En San Petersburgo el duque de Osuna, dandy formidable, epató y ganó envidias y corazones. Los embajadores competían por ver quién daba la comida más cara –horterada que también se estila en la moderna Ibiza—, haciéndose traer ostras de Arcachon a las que había que cambiar el hielo a lo largo de un viaje trepidante, el caviar de los sátrapas persas, las más finas becadas, trufas con aromas de campesina del Piamonte… Eran citas que se emplazaban a tres meses para poder organizar el ágape, pero Osuna mantuvo que superaría cualquier comida y emplazó a los sorprendidos comensales al día siguiente.

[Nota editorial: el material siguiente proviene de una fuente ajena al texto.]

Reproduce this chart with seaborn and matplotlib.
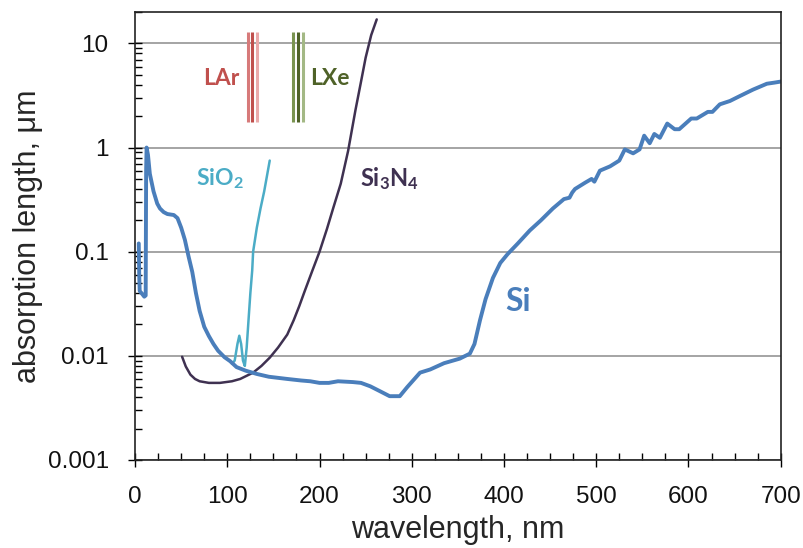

Los recibió en su palacio a orillas del Neva, dándoles a comer huevos fritos. Cuando los otros embajadores, ligeramente mosqueados, osaron preguntar por qué semejantes huevos eran la comida más cara de la historia, Osuna los guio a la cocina, donde inmensos sacos de rublos eran quemados para calentar la sartén, que freía unos huevos que valían más que el oro.
En otra ocasión, el duque de Osuna se enamoró de una de esas mujeres que en el norte custodian la belleza clásica de Praxíteles. En la embajada tenía una vajilla de oro que hubiera envidiado Moctezuma, y Osuna, encaprichado por la diosa, galantemente dictaminó que nadie después de ella podría comer en esos platos, y los fue arrojando uno a uno desde su terraza a la corriente del río, como Lorca tiraba limones al Guadalquivir hasta tornarlo de oro.
En medio de tales peripecias el duque mandó un retrato suyo, rodeado de lujos, a su familia en España diciendo: «Mirad cómo vivo». Sus hermanos respondieron con otro retrato en que se mostraban desnudos: «Mira cómo nos estás dejando».
Historia mágica de España y retador dandismo.